Photo: Gabriel Ellison-Scowcroft/WCN In the tradition of a long line of folk singers, the Marikana tragedy last week moved young Cape Town musician Gareth Smit to write a song about the Lonmin miners' strike which has resulted in 44 dead and 78 injured so far.
The death of 34 miners when police opened fire with live ammunition on advancing strikers on Thursday last week - adding to the ten deaths already recorded in previous days due to strike violence - shocked the nation and sent news headlines rippling around the world.
In response to the shocking news that held echoes of apartheid era massacres, yet occurred in South Africa's new democracy, Smit, a preacher's son who studies at UCT, did what many '80s songwriters had done before him: picked up his guitar and marked a historic tragedy in music.
Smit, however, at 23-years-old, has spent almost his entire life in a democratic South Africa in which no-one believed such tragedies would occur.
Smit wrote and recoreded his song 'Marikana' at home on Friday night and posted in on Soundcloud and Youtube on Saturday morning, less than 48 hours after the event.
With lyrics such as 'they promised us freedom/ they promised us grace./ all we got was a reason/ to repeat past mistakes', he highlights the irony of the police firing live rounds at strikers in a democratic state, while the lines, 'a sister lost a brother/ and a mother lost a son./ Marikana, please remember how your metal's won', he reminds us of the human tragedy occurring in the North West Platinum belt.
The final year University of Cape Town Social Science student said he watched the news on Thursday evening last week and the story kept playing on his mind all the next day.
"The song just kind of happened in about two hours or so," he said.
"It's a song of reaction, urging people of my generation not to get so caught up in why and how it happened that we lose sight of the fact that it did happen. It's a challenge to, remember.
"It's not a song about blame, there's a culpability beyond government and big business that extends to each one of us."
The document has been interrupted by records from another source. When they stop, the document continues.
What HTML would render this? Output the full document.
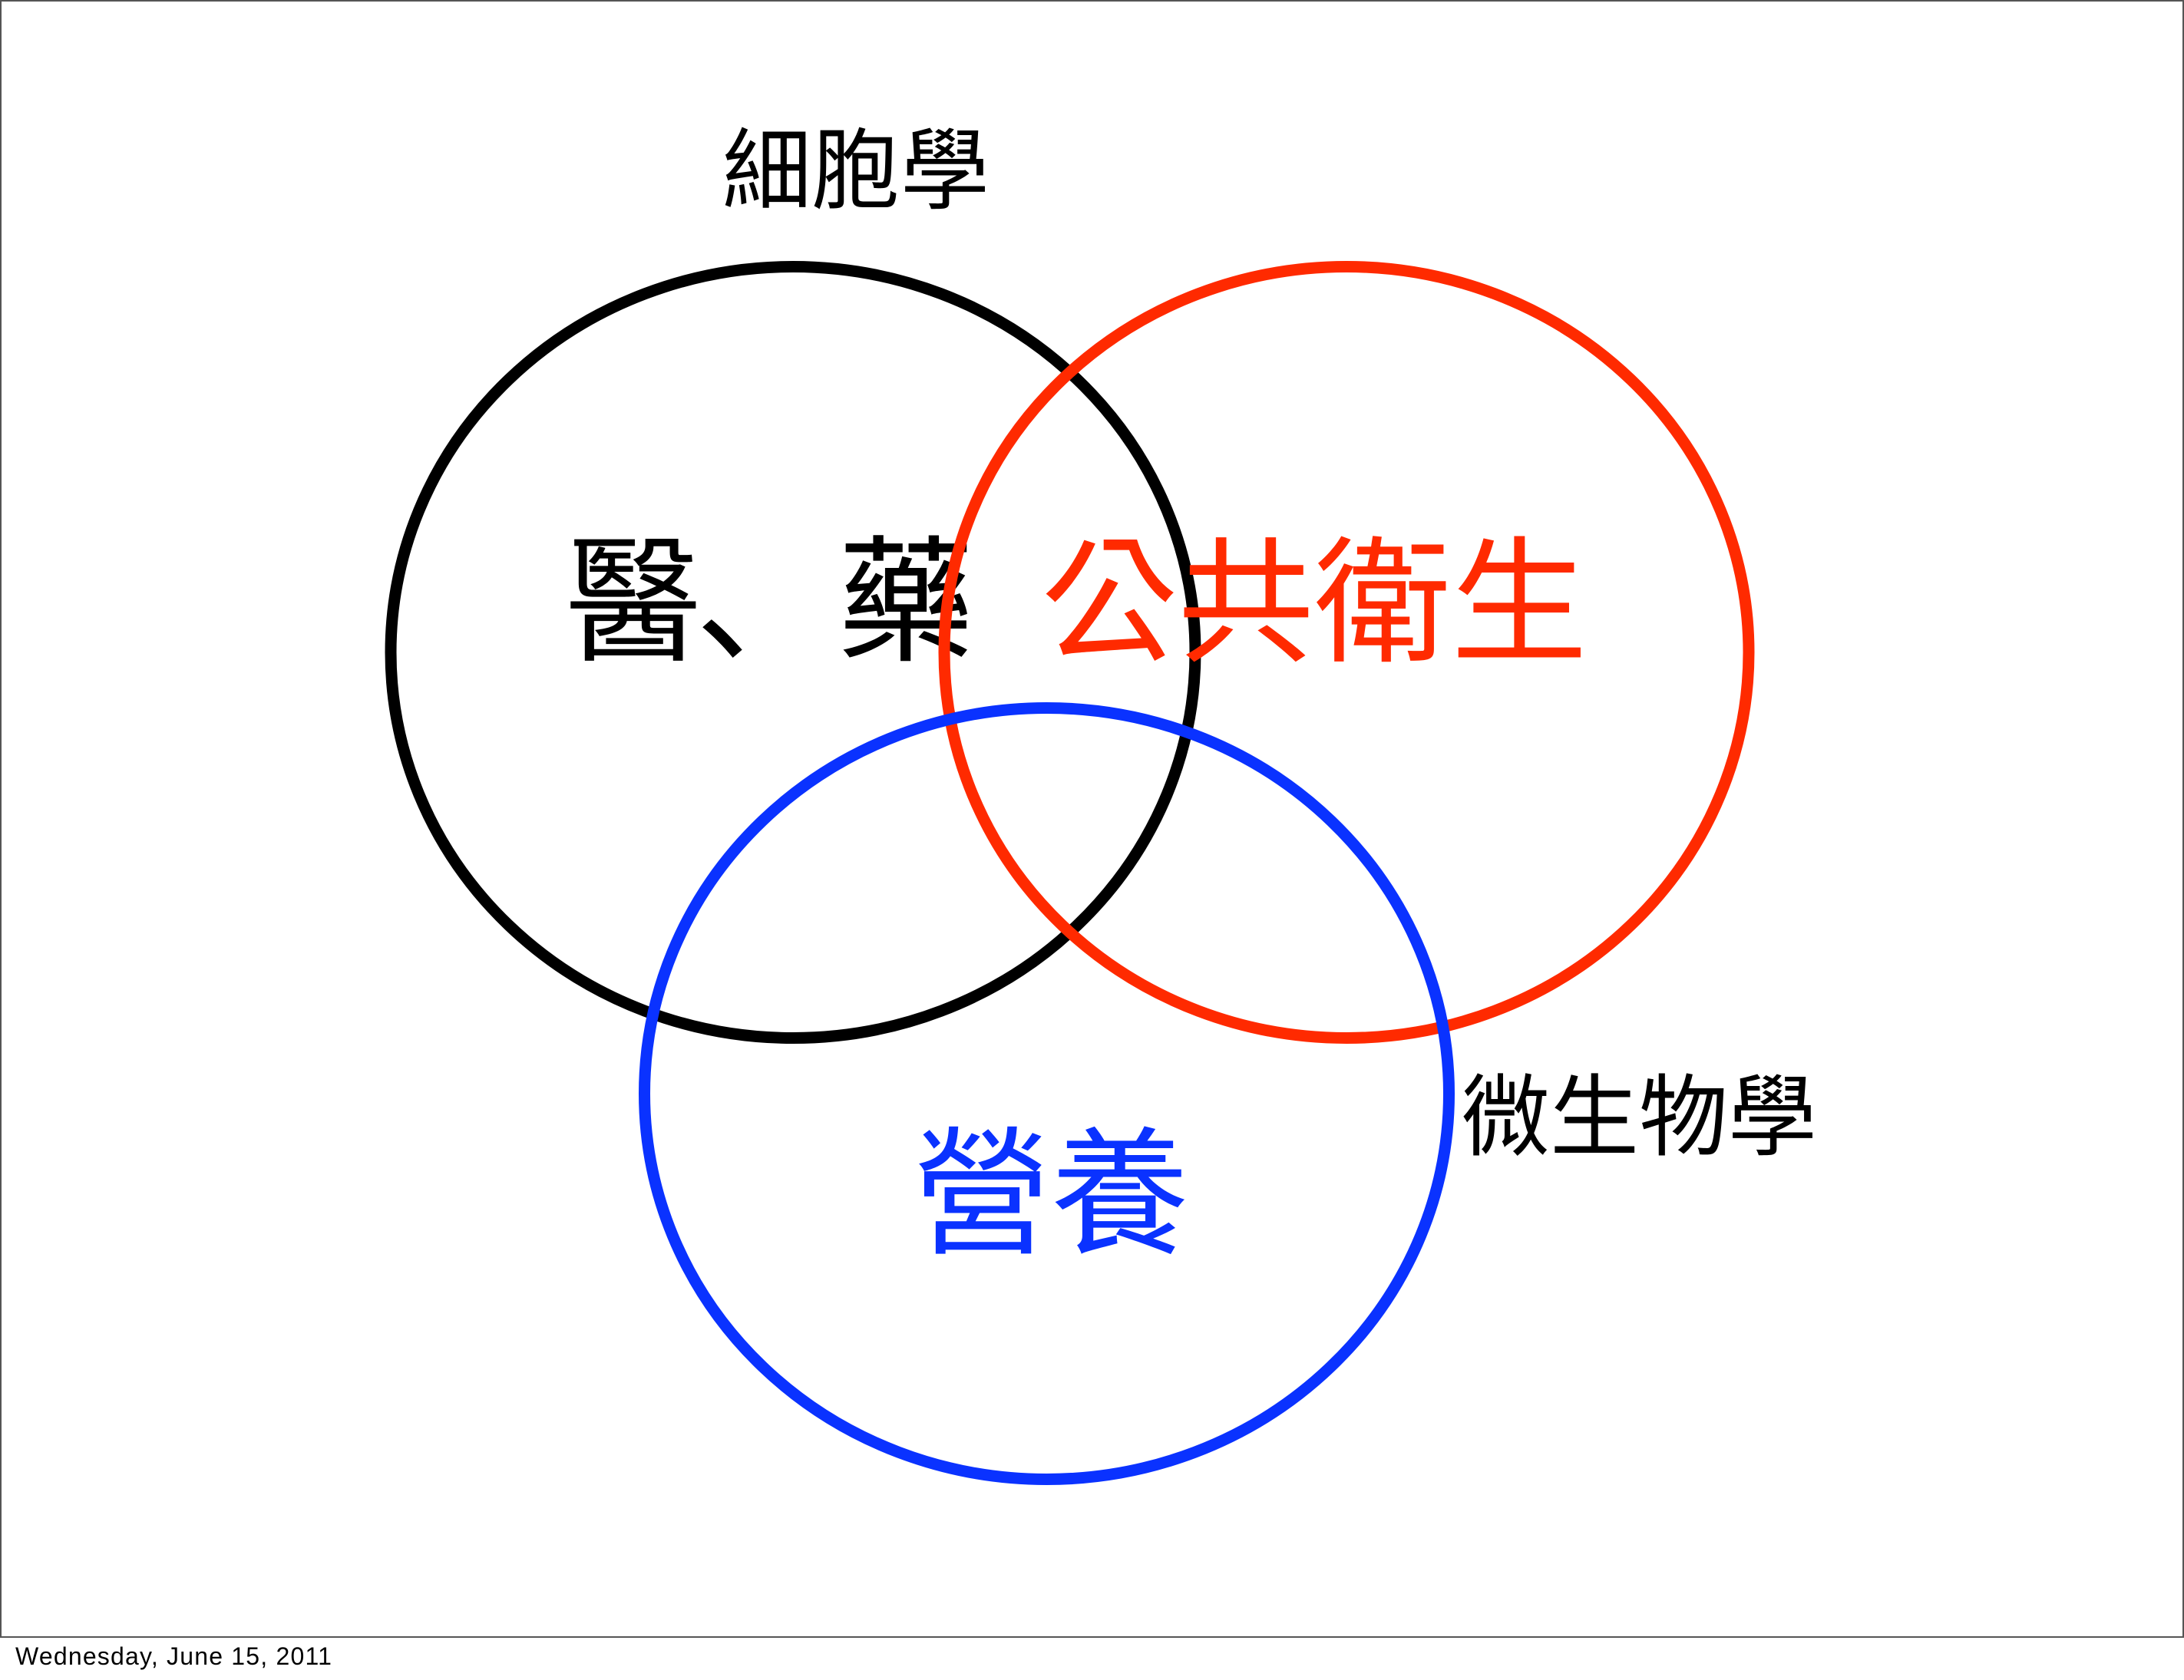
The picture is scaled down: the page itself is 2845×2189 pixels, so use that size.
<!DOCTYPE html>
<html><head><meta charset="utf-8"><style>
html,body{margin:0;padding:0;background:#fff}
svg{display:block}
.c{font-family:"Liberation Sans","Noto Sans CJK TC",sans-serif}
.j{font-family:"Liberation Sans","Noto Sans CJK JP",sans-serif}
</style></head><body>
<svg width="2845" height="2189" viewBox="0 0 2845 2189" xmlns="http://www.w3.org/2000/svg">
<rect width="2845" height="2189" fill="#fff"/>
<rect x="1" y="1" width="2843" height="2132" fill="none" stroke="#555" stroke-width="2"/>
<text class="c" x="941" y="263" font-size="116" lang="zh-TW">細胞學</text>
<text class="c" x="1903" y="1496" font-size="116" lang="zh-TW">微生物學</text>
<ellipse cx="1033" cy="850" rx="524" ry="502.5" fill="none" stroke="#000" stroke-width="15"/>
<text class="c" x="736" y="847" font-size="178" lang="zh-TW">醫</text>
<text class="j" x="906" y="847" font-size="178" lang="ja">、</text>
<text class="c" x="1091" y="847" font-size="178" lang="zh-TW">藥</text>
<text class="c" x="1356" y="848" font-size="178" fill="#ff2a00" lang="zh-TW">公共衛生</text>
<ellipse cx="1754" cy="850" rx="524" ry="502.5" fill="none" stroke="#ff2a00" stroke-width="15"/>
<ellipse cx="1363.5" cy="1425" rx="524" ry="502.5" fill="none" stroke="#0a32ff" stroke-width="15"/>
<text class="c" x="1189" y="1619" font-size="180" fill="#0a32ff" lang="zh-TW">營養</text>
<text x="20" y="2169" font-family="Liberation Sans, sans-serif" font-size="32" letter-spacing="1.2" fill="#000">Wednesday, June 15, 2011</text>
</svg>
</body></html>
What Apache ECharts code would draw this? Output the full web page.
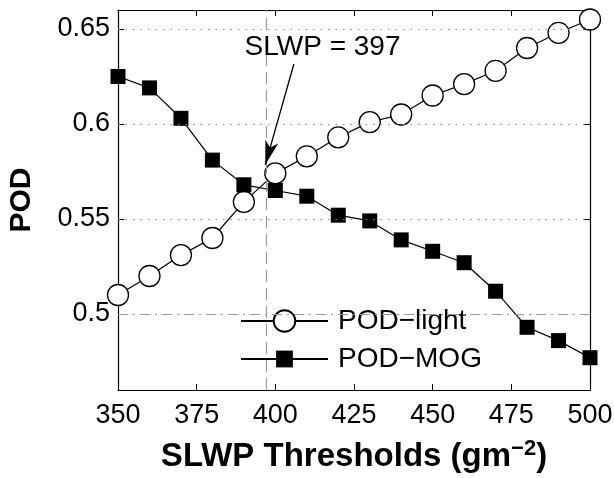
<!DOCTYPE html>
<html><head><meta charset="utf-8">
<script src="https://cdn.jsdelivr.net/npm/echarts@6/dist/echarts.min.js"></script>
<style>html,body{margin:0;padding:0;background:#fff}#c{width:614px;height:478px}</style>
</head><body><div id="c"></div>
<script>
const thresholds = [350,360,370,380,390,400,410,420,430,440,450,460,470,480,490,500];
const podLight = [0.510,0.520,0.531,0.540,0.559,0.574,0.583,0.593,0.601,0.605,0.615,0.621,0.628,0.640,0.648,0.655];
const podMog   = [0.625,0.619,0.603,0.581,0.568,0.565,0.562,0.552,0.549,0.539,0.533,0.527,0.512,0.493,0.486,0.477];
const seriesNames = ['POD\u2212light', 'POD\u2212MOG'];
const yTicks = [0.5,0.55,0.6,0.65];
const gridValues = [0.55,0.6,0.65];
const refPod = 0.5;
const slwpCross = 397;
const annotationText = 'SLWP = 397';

const FONT = "'Liberation Sans', Arial, sans-serif";
const chart = echarts.init(document.getElementById('c'), null, {renderer:'canvas'});

const axisLineStyle = {show:true, lineStyle:{color:'#000', width:1.2}};
const tick = {show:true, inside:true, length:6, lineStyle:{color:'#000', width:1}};

const option = {
  animation:false,
  backgroundColor:'#fff',
  grid:{left:118, right:24, top:10, bottom:88, containLabel:false, outerBoundsMode:'none'},
  xAxis:[{
    type:'value', min:350, max:500, interval:25, position:'bottom',
    axisLine:axisLineStyle, axisTick:tick, splitLine:{show:false},
    axisLabel:{color:'#000', fontSize:27, fontFamily:FONT, margin:12},
    name:'SLWP Thresholds (gm{sup|\u22122})', nameLocation:'middle', nameGap:48,
    nameTextStyle:{color:'#000', fontSize:33, fontWeight:'bold', fontFamily:FONT, lineHeight:38,
      rich:{sup:{fontSize:22, fontWeight:'bold', fontFamily:FONT, color:'#000', verticalAlign:'top', lineHeight:21}}}
  },{
    type:'value', min:350, max:500, interval:25, position:'top',
    axisLine:axisLineStyle, axisTick:tick, axisLabel:{show:false}, splitLine:{show:false}
  }],
  yAxis:[{
    type:'value', min:0.46, max:0.66, position:'left',
    axisLine:axisLineStyle,
    axisTick:Object.assign({customValues:yTicks}, tick),
    axisLabel:{customValues:yTicks, color:'#000', fontSize:27, fontFamily:FONT, margin:8},
    splitLine:{show:false},
    name:'POD', nameLocation:'middle', nameGap:81,
    nameTextStyle:{color:'#000', fontSize:30, fontWeight:'bold', fontFamily:FONT, lineHeight:30}
  },{
    type:'value', min:0.46, max:0.66, position:'right',
    axisLine:axisLineStyle,
    axisTick:Object.assign({customValues:yTicks}, tick),
    axisLabel:{show:false}, splitLine:{show:false}
  }],
  legend:[{
    data:[seriesNames[0]], orient:'vertical', left:240, top:307, padding:0,
    itemWidth:87, itemHeight:27,
    textStyle:{color:'#000', fontSize:28, fontFamily:FONT, padding:[0,0,0,5]}
  },{
    data:[seriesNames[1]], orient:'vertical', left:240, top:345, padding:0,
    itemWidth:87, itemHeight:21,
    textStyle:{color:'#000', fontSize:28, fontFamily:FONT, padding:[0,0,0,5]}
  }],
  series:[{
    name:'guides', type:'line', data:[], silent:true,
    markLine:{
      silent:true, symbol:['none','none'], label:{show:false}, animation:false,
      data:[
        ...gridValues.map(v => ({yAxis:v, lineStyle:{color:'#888', type:[1.5,6], width:1.2}})),
        {yAxis:refPod, lineStyle:{color:'#999', type:[10,5,2,5], width:1.2}},
        {xAxis:slwpCross, lineStyle:{color:'#999', type:[12,6], width:1.2}}
      ]
    }
  },{
    name:seriesNames[0], type:'line',
    data:thresholds.map((x,i)=>[x,podLight[i]]),
    symbol:'circle', symbolSize:21, z:3,
    lineStyle:{color:'#000', width:1.2},
    itemStyle:{color:'#fff', borderColor:'#000', borderWidth:1.3}
  },{
    name:seriesNames[1], type:'line',
    data:thresholds.map((x,i)=>[x,podMog[i]]),
    symbol:'rect', symbolSize:15, z:4,
    lineStyle:{color:'#000', width:1.2},
    itemStyle:{color:'#000'},
    markLine:{
      silent:true, symbol:['none','arrow'], symbolSize:[10,24], label:{show:false},
      data:[[{coord:[405.9,0.6316]},{coord:[396.8,0.5785]}]],
      lineStyle:{color:'#000', type:'solid', width:1.3}
    },
    markPoint:{
      silent:true, symbol:'circle', symbolSize:0,
      data:[{coord:[415,0.6405]}],
      label:{show:true, position:'inside', formatter:annotationText, color:'#000', fontSize:28, fontFamily:FONT}
    }
  }]
};
chart.setOption(option);
</script></body></html>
His view was something political analyst Steven Friedman at the Centre for Democracy touched on in a discussion on Cape Talk radio yesterday when he said the Marikana tragedy was largely due to a lack of police training and members of the public who have called for more force needed in policing were culpable.
It was more police training, not force, that was required, said Friedman.
Smit said he was also concerned that people in their twenties were so involved in social media and technology that they had lost touch with human compassion and empathy.
"I don't see the grassroots mobilisation of the '80s happening."
He said the song was as new and raw as the Lonmin mine tragedy itself and he would still refine it, but was due to perform it in public for the first time this Monday (Aug 27) at the Barleycorn Music Club at the Villagers Football Club in Claremont.